─── Data section ───

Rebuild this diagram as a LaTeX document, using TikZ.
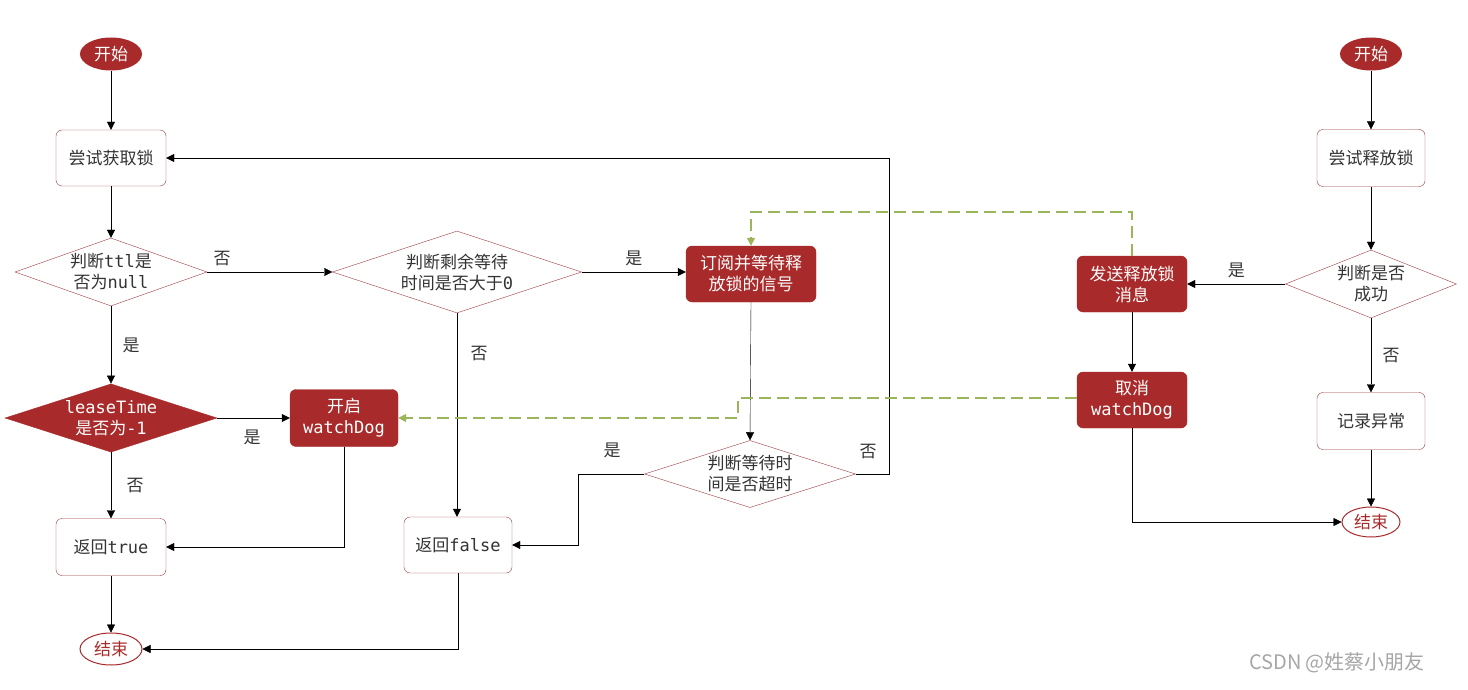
\documentclass[tikz,border=0pt]{standalone}
\usepackage{fontspec}
\setmainfont{Noto Sans CJK SC}
\newfontfamily\cjk{Noto Sans CJK SC}
\usetikzlibrary{shapes.geometric,arrows.meta}
\definecolor{dred}{HTML}{A82A2A}
\definecolor{bord}{HTML}{9C3A40}
\definecolor{dgreen}{HTML}{9AB55A}
\definecolor{txt}{HTML}{333333}
\newcommand{\mo}[1]{{\fontspec{DejaVu Sans Mono}#1}}
\begin{document}
\begin{tikzpicture}[x=1pt,y=-1pt,font=\fontsize{17}{21}\selectfont,
 box/.style={draw=bord,rounded corners=6pt,minimum width=110pt,minimum height=56pt,text=txt,align=center,fill=white},
 fbox/.style={box,fill=dred,draw=dred,text=white},
 dia/.style={draw=bord,diamond,aspect=2.8,inner sep=0pt,text=txt,align=center},
 oval/.style={ellipse,minimum width=62pt,minimum height=33pt,inner sep=0pt},
 arr/.style={-{Triangle[length=8pt,width=8pt]},black},
 garr/.style={-{Triangle[length=8pt,width=8pt]},dgreen,dash pattern=on 12pt off 6pt,line width=1.5pt},
 lab/.style={text=txt}]
\useasboundingbox (0,0) rectangle (1468,690);
\node[oval,fill=dred,text=white] (s1) at (111,54) {开始};
\node[box] (t1) at (111,158) {尝试获取锁};
\node[dia,minimum width=192pt,minimum height=68pt] (d1) at (111,272) {判断\mo{ttl}是\\否为\mo{null}};
\node[dia,minimum width=249pt,minimum height=82pt] (d2) at (457,272) {判断剩余等待\\时间是否大于\mo{0}};
\node[fbox,minimum width=130pt] (sub) at (751,274) {订阅并等待释\\放锁的信号};
\node[dia,fill=dred,draw=dred,text=white,minimum width=212pt,minimum height=67pt] (le) at (111,418) {\mo{leaseTime}\\是否为\mo{-1}};
\node[fbox,minimum width=108pt,minimum height=57pt] (wd) at (344,418) {开启\\\mo{watchDog}};
\node[box,minimum height=57pt] (rt) at (111,547) {返回\mo{true}};
\node[oval,draw=dred,line width=1pt,text=dred,minimum height=32pt] (e1) at (111,649) {结束};
\node[box,minimum width=108pt] (rf) at (458,545) {返回\mo{false}};
\node[dia,minimum width=211pt,minimum height=66pt] (d3) at (750,474) {判断等待时\\间是否超时};
\node[oval,fill=dred,text=white] (s2) at (1371,54) {开始};
\node[box,minimum width=108pt,minimum height=57pt] (t2) at (1371,158) {尝试释放锁};
\node[dia,minimum width=169pt,minimum height=68pt] (d4) at (1371,284) {判断是否\\成功};
\node[fbox] (se) at (1132,284) {发送释放锁\\消息};
\node[fbox] (ca) at (1132,400) {取消\\\mo{watchDog}};
\node[box,minimum width=108pt,minimum height=57pt] (lg) at (1371,421) {记录异常};
\node[oval,draw=dred,line width=1pt,text=dred,minimum width=58pt,minimum height=30pt] (e2) at (1371,522) {结束};
% edges
\draw[arr] (s1)--(t1);
\draw[arr] (t1)--(d1);
\draw[arr] (d1.east)--(d2.west) node[lab,pos=0.12,above=3pt]{否};
\draw[arr] (d1.south)--(le.north) node[lab,midway,right=8pt]{是};
\draw[arr] (le.east)--(wd.west) node[lab,pos=0.48,below=8pt]{是};
\draw[arr] (le.south)--(rt.north) node[lab,midway,right=12pt]{否};
\draw[arr] (wd.south)|-(rt.east);
\draw[arr] (rt)--(e1);
\draw[arr] (d2.east)--(d2.east-|sub.west) node[lab,midway,above=3pt]{是};
\draw[arr] (d2.south)--(d2.south|-rf.north) node[lab,pos=0.2,right=10pt]{否};
\draw[arr] (sub.south)--(d3.north);
\coordinate (c1) at (578,474);
\draw[arr] (d3.west)--(c1)|-(rf.east);
\node[lab] at (612,450) {是};
\coordinate (c2) at (889,474);
\draw[arr] (d3.east)--(c2)|-(t1.east);
\node[lab] at (868,452) {否};
\draw[arr] (rf.south)|-(e1.east);
\draw[arr] (s2)--(t2);
\draw[arr] (t2)--(d4);
\draw[arr] (d4.west)--(se.east) node[lab,midway,above=3pt]{是};
\draw[arr] (d4.south)--(lg.north) node[lab,midway,right=8pt]{否};
\draw[arr] (lg)--(e2);
\draw[arr] (se)--(ca);
\draw[arr] (ca.south)|-(e2.west);
\coordinate (g1) at (751,212);
\draw[garr] (se.north)|-(g1)--(sub.north);
\coordinate (g2) at (738,398);
\draw[garr] (ca.west|-g2)--(g2)|-(wd.east);
\node[text=gray!70,font=\fontsize{20}{22}\selectfont] at (1337,663) {CSDN @姓蔡小朋友};
\end{tikzpicture}
\end{document}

───

[What the task asks]: Give all the lines above again, character for character, without pictures.

[Finished answer]:
Rebuild this diagram as a LaTeX document, using TikZ.
\documentclass[tikz,border=0pt]{standalone}
\usepackage{fontspec}
\setmainfont{Noto Sans CJK SC}
\newfontfamily\cjk{Noto Sans CJK SC}
\usetikzlibrary{shapes.geometric,arrows.meta}
\definecolor{dred}{HTML}{A82A2A}
\definecolor{bord}{HTML}{9C3A40}
\definecolor{dgreen}{HTML}{9AB55A}
\definecolor{txt}{HTML}{333333}
\newcommand{\mo}[1]{{\fontspec{DejaVu Sans Mono}#1}}
\begin{document}
\begin{tikzpicture}[x=1pt,y=-1pt,font=\fontsize{17}{21}\selectfont,
 box/.style={draw=bord,rounded corners=6pt,minimum width=110pt,minimum height=56pt,text=txt,align=center,fill=white},
 fbox/.style={box,fill=dred,draw=dred,text=white},
 dia/.style={draw=bord,diamond,aspect=2.8,inner sep=0pt,text=txt,align=center},
 oval/.style={ellipse,minimum width=62pt,minimum height=33pt,inner sep=0pt},
 arr/.style={-{Triangle[length=8pt,width=8pt]},black},
 garr/.style={-{Triangle[length=8pt,width=8pt]},dgreen,dash pattern=on 12pt off 6pt,line width=1.5pt},
 lab/.style={text=txt}]
\useasboundingbox (0,0) rectangle (1468,690);
\node[oval,fill=dred,text=white] (s1) at (111,54) {开始};
\node[box] (t1) at (111,158) {尝试获取锁};
\node[dia,minimum width=192pt,minimum height=68pt] (d1) at (111,272) {判断\mo{ttl}是\\否为\mo{null}};
\node[dia,minimum width=249pt,minimum height=82pt] (d2) at (457,272) {判断剩余等待\\时间是否大于\mo{0}};
\node[fbox,minimum width=130pt] (sub) at (751,274) {订阅并等待释\\放锁的信号};
\node[dia,fill=dred,draw=dred,text=white,minimum width=212pt,minimum height=67pt] (le) at (111,418) {\mo{leaseTime}\\是否为\mo{-1}};
\node[fbox,minimum width=108pt,minimum height=57pt] (wd) at (344,418) {开启\\\mo{watchDog}};
\node[box,minimum height=57pt] (rt) at (111,547) {返回\mo{true}};
\node[oval,draw=dred,line width=1pt,text=dred,minimum height=32pt] (e1) at (111,649) {结束};
\node[box,minimum width=108pt] (rf) at (458,545) {返回\mo{false}};
\node[dia,minimum width=211pt,minimum height=66pt] (d3) at (750,474) {判断等待时\\间是否超时};
\node[oval,fill=dred,text=white] (s2) at (1371,54) {开始};
\node[box,minimum width=108pt,minimum height=57pt] (t2) at (1371,158) {尝试释放锁};
\node[dia,minimum width=169pt,minimum height=68pt] (d4) at (1371,284) {判断是否\\成功};
\node[fbox] (se) at (1132,284) {发送释放锁\\消息};
\node[fbox] (ca) at (1132,400) {取消\\\mo{watchDog}};
\node[box,minimum width=108pt,minimum height=57pt] (lg) at (1371,421) {记录异常};
\node[oval,draw=dred,line width=1pt,text=dred,minimum width=58pt,minimum height=30pt] (e2) at (1371,522) {结束};
% edges
\draw[arr] (s1)--(t1);
\draw[arr] (t1)--(d1);
\draw[arr] (d1.east)--(d2.west) node[lab,pos=0.12,above=3pt]{否};
\draw[arr] (d1.south)--(le.north) node[lab,midway,right=8pt]{是};
\draw[arr] (le.east)--(wd.west) node[lab,pos=0.48,below=8pt]{是};
\draw[arr] (le.south)--(rt.north) node[lab,midway,right=12pt]{否};
\draw[arr] (wd.south)|-(rt.east);
\draw[arr] (rt)--(e1);
\draw[arr] (d2.east)--(d2.east-|sub.west) node[lab,midway,above=3pt]{是};
\draw[arr] (d2.south)--(d2.south|-rf.north) node[lab,pos=0.2,right=10pt]{否};
\draw[arr] (sub.south)--(d3.north);
\coordinate (c1) at (578,474);
\draw[arr] (d3.west)--(c1)|-(rf.east);
\node[lab] at (612,450) {是};
\coordinate (c2) at (889,474);
\draw[arr] (d3.east)--(c2)|-(t1.east);
\node[lab] at (868,452) {否};
\draw[arr] (rf.south)|-(e1.east);
\draw[arr] (s2)--(t2);
\draw[arr] (t2)--(d4);
\draw[arr] (d4.west)--(se.east) node[lab,midway,above=3pt]{是};
\draw[arr] (d4.south)--(lg.north) node[lab,midway,right=8pt]{否};
\draw[arr] (lg)--(e2);
\draw[arr] (se)--(ca);
\draw[arr] (ca.south)|-(e2.west);
\coordinate (g1) at (751,212);
\draw[garr] (se.north)|-(g1)--(sub.north);
\coordinate (g2) at (738,398);
\draw[garr] (ca.west|-g2)--(g2)|-(wd.east);
\node[text=gray!70,font=\fontsize{20}{22}\selectfont] at (1337,663) {CSDN @姓蔡小朋友};
\end{tikzpicture}
\end{document}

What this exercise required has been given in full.